[START LISTED RECORDS]

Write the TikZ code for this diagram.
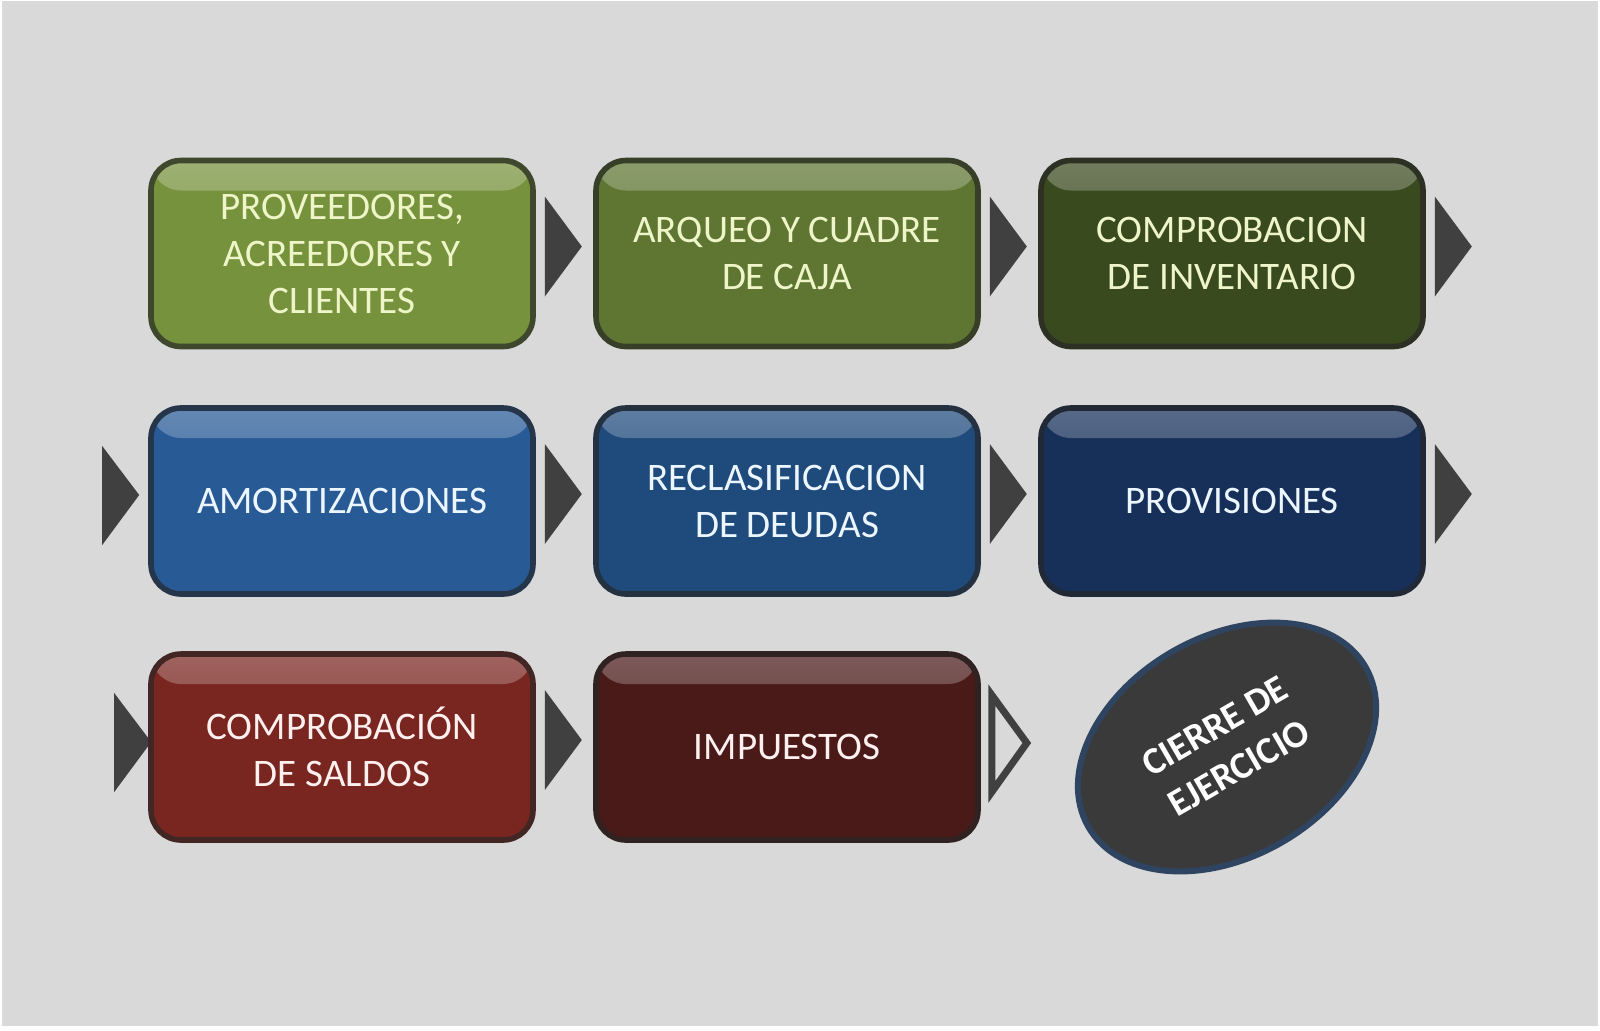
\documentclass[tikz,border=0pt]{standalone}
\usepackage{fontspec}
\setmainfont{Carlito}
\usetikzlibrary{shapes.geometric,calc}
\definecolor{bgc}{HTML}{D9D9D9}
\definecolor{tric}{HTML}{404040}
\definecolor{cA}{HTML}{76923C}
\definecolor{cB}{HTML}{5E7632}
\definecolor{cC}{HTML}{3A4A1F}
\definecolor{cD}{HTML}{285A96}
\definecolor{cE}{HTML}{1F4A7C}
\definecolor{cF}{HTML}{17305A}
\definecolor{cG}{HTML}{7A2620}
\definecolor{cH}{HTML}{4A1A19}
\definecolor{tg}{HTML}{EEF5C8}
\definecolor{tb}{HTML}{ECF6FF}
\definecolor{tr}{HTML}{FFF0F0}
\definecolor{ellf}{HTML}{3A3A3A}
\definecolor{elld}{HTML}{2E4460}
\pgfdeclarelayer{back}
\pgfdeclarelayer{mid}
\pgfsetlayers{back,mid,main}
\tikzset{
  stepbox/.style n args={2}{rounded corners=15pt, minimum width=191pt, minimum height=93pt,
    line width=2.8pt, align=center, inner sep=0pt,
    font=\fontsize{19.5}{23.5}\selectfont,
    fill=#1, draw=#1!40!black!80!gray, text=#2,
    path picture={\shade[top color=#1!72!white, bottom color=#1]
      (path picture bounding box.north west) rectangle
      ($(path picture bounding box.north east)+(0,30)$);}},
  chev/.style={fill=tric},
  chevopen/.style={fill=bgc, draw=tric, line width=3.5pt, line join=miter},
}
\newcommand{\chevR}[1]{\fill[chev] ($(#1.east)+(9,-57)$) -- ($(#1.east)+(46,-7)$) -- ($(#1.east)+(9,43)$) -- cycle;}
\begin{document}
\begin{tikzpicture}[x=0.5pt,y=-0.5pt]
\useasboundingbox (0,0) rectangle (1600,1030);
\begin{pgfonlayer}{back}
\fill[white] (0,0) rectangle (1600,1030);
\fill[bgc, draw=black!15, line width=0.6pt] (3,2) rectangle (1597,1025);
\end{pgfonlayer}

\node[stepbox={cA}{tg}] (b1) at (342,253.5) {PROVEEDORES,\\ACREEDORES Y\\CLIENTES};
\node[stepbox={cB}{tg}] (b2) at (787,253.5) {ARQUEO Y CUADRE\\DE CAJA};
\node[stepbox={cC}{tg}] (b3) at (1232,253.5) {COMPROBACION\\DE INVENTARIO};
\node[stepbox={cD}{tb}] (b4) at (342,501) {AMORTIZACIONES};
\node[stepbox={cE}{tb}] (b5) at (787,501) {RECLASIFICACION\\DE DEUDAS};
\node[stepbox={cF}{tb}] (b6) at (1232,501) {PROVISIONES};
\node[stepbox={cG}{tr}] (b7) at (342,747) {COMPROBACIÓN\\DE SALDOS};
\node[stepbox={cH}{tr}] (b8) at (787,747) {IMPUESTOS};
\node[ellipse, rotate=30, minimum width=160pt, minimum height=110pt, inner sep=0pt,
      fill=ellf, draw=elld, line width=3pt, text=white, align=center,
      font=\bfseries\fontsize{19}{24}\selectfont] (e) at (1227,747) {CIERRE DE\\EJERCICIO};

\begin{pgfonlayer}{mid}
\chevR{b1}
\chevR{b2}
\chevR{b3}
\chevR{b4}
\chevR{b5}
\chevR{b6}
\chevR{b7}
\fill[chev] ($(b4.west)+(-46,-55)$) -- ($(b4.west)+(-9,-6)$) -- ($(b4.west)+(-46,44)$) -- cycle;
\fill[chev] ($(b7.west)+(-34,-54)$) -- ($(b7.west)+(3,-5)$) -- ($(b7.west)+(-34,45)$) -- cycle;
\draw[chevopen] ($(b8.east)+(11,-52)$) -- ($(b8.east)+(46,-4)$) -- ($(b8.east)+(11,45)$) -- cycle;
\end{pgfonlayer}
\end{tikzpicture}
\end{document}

[END LISTED RECORDS]
[START LISTED RECORDS]

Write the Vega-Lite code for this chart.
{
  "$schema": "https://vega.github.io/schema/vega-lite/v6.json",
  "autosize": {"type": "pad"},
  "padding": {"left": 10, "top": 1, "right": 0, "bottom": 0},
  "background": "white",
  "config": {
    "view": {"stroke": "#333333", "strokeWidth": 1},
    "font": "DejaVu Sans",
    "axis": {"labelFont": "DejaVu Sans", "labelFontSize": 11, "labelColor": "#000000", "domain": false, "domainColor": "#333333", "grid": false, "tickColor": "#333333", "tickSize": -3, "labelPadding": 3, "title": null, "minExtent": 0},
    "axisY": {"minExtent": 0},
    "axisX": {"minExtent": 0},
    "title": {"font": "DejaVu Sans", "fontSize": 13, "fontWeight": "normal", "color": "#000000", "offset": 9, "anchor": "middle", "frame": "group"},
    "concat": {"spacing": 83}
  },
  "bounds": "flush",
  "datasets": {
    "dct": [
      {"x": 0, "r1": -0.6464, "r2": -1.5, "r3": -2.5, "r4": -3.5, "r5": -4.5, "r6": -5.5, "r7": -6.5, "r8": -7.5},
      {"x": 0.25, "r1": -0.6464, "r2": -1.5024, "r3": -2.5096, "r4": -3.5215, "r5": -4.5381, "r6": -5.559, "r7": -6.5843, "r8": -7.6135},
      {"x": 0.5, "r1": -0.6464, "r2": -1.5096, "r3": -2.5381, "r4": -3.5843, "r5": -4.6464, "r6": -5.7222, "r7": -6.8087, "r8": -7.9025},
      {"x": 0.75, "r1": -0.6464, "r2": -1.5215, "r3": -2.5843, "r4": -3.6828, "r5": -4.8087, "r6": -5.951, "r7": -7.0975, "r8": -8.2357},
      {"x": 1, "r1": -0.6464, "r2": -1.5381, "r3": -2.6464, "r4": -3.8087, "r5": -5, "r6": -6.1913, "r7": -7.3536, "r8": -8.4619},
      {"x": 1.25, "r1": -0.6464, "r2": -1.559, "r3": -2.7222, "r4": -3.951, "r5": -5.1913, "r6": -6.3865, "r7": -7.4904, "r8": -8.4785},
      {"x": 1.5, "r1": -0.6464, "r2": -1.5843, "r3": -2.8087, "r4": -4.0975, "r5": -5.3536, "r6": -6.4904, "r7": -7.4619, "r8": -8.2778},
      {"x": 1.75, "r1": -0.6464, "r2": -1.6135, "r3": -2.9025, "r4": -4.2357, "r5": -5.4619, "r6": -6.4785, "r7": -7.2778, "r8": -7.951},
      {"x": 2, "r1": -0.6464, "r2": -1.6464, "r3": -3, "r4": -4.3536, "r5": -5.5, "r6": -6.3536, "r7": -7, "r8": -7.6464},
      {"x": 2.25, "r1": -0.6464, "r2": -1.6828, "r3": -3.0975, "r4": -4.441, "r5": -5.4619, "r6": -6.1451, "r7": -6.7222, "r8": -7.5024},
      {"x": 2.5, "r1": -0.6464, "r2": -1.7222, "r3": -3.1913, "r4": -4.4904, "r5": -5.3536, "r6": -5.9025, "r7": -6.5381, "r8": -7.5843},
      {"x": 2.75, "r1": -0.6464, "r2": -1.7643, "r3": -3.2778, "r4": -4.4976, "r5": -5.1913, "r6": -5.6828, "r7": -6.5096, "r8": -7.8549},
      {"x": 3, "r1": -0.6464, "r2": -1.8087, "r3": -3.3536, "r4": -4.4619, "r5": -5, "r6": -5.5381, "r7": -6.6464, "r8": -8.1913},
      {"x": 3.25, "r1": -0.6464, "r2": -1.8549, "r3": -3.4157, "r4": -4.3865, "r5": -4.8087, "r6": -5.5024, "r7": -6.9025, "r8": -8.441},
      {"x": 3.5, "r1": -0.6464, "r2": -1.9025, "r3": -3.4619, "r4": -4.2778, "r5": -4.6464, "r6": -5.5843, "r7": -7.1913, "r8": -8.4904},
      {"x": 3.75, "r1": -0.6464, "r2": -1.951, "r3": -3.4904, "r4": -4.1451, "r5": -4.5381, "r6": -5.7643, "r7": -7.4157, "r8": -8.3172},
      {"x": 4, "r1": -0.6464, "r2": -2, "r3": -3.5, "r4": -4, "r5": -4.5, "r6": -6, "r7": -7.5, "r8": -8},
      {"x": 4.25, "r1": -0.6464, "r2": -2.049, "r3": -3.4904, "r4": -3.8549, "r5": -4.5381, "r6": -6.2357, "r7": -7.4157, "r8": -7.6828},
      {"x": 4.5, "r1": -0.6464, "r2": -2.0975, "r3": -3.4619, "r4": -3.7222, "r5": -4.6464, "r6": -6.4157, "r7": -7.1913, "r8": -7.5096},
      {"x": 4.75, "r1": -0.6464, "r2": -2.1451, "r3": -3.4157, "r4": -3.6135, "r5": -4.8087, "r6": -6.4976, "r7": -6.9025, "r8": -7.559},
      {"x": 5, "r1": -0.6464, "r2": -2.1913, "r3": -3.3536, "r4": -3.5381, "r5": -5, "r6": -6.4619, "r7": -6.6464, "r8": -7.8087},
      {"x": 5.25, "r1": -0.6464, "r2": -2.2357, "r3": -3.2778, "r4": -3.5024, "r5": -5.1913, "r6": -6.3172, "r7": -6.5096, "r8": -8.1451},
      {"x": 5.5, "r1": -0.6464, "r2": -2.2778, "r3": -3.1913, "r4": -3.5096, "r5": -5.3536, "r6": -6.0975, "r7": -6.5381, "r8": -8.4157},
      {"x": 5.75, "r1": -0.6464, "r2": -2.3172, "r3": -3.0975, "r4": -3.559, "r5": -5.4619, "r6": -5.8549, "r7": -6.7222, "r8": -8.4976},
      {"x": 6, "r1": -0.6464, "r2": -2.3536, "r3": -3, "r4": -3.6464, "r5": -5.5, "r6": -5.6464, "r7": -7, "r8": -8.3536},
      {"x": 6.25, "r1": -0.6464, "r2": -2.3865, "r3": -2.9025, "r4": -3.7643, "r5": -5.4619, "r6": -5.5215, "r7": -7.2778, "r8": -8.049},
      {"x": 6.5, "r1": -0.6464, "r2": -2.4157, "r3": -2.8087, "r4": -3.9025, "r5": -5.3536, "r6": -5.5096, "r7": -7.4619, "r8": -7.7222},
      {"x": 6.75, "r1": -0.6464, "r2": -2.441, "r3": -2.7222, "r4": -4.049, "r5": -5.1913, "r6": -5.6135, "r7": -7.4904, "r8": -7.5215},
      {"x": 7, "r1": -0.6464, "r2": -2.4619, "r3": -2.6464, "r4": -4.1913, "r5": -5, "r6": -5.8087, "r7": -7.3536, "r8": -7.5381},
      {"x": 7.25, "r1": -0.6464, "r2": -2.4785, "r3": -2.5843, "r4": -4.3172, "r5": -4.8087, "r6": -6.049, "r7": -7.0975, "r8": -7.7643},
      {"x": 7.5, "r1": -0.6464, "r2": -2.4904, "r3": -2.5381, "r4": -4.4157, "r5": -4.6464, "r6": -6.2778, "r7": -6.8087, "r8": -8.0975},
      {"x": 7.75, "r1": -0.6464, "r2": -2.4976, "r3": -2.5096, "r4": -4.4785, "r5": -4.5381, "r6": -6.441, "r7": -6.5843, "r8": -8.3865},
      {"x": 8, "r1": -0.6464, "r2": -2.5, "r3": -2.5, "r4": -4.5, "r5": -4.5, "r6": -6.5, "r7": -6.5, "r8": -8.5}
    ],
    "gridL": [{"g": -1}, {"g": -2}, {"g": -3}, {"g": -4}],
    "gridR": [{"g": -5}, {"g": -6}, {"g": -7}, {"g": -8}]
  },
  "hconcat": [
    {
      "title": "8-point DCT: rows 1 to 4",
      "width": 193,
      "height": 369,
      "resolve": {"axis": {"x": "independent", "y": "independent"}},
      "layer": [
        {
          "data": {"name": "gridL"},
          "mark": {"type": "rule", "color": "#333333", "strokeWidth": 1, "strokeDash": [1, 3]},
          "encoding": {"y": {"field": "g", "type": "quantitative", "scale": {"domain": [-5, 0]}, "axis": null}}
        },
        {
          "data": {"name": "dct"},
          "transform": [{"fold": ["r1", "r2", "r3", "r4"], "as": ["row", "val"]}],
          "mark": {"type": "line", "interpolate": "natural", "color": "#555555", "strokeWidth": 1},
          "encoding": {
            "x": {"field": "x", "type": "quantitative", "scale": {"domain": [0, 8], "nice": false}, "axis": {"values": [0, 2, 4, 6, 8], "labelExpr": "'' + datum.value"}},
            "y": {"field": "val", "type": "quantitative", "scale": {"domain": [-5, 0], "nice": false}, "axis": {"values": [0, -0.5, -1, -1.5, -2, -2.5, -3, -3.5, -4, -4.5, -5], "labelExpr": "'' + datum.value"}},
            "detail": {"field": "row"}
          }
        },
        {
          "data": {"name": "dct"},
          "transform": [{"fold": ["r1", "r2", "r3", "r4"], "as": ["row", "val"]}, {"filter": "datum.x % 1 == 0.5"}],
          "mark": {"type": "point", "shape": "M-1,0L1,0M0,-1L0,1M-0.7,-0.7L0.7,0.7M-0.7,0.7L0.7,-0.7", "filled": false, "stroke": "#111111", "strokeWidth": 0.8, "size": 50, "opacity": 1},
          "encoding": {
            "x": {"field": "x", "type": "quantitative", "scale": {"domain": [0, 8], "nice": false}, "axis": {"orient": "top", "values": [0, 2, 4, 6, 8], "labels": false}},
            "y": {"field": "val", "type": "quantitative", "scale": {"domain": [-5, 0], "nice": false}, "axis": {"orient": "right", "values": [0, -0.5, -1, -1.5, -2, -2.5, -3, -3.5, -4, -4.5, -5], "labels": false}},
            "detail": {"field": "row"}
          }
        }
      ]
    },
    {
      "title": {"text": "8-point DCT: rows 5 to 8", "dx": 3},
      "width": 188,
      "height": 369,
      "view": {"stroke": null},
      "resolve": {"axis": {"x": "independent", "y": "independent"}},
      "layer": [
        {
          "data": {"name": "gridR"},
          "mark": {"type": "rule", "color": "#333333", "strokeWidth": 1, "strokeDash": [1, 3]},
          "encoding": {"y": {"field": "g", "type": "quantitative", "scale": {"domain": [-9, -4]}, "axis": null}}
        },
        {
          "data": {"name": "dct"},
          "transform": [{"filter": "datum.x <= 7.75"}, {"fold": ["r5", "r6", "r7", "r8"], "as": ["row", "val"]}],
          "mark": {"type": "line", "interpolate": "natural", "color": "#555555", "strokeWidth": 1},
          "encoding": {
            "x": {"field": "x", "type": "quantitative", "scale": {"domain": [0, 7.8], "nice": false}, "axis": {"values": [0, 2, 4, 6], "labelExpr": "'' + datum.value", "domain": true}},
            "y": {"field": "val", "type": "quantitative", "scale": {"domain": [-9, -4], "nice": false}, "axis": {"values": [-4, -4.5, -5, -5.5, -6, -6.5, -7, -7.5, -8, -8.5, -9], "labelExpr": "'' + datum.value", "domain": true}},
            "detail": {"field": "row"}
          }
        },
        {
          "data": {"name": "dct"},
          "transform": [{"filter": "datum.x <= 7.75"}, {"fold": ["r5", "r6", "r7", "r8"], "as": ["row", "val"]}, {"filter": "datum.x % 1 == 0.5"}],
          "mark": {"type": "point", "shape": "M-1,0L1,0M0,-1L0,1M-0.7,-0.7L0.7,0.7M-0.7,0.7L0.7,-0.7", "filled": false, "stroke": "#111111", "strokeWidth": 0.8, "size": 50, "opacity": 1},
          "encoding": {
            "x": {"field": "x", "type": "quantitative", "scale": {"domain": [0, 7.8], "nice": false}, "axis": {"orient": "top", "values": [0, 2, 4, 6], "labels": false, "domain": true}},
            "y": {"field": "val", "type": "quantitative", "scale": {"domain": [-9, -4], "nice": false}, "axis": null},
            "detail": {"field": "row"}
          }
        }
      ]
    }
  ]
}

[END LISTED RECORDS]

Within the material above, find the lines that contain the word "code"; copy them.

§ **SOLUTION BELOW**
Write the TikZ code for this diagram.
Write the Vega-Lite code for this chart.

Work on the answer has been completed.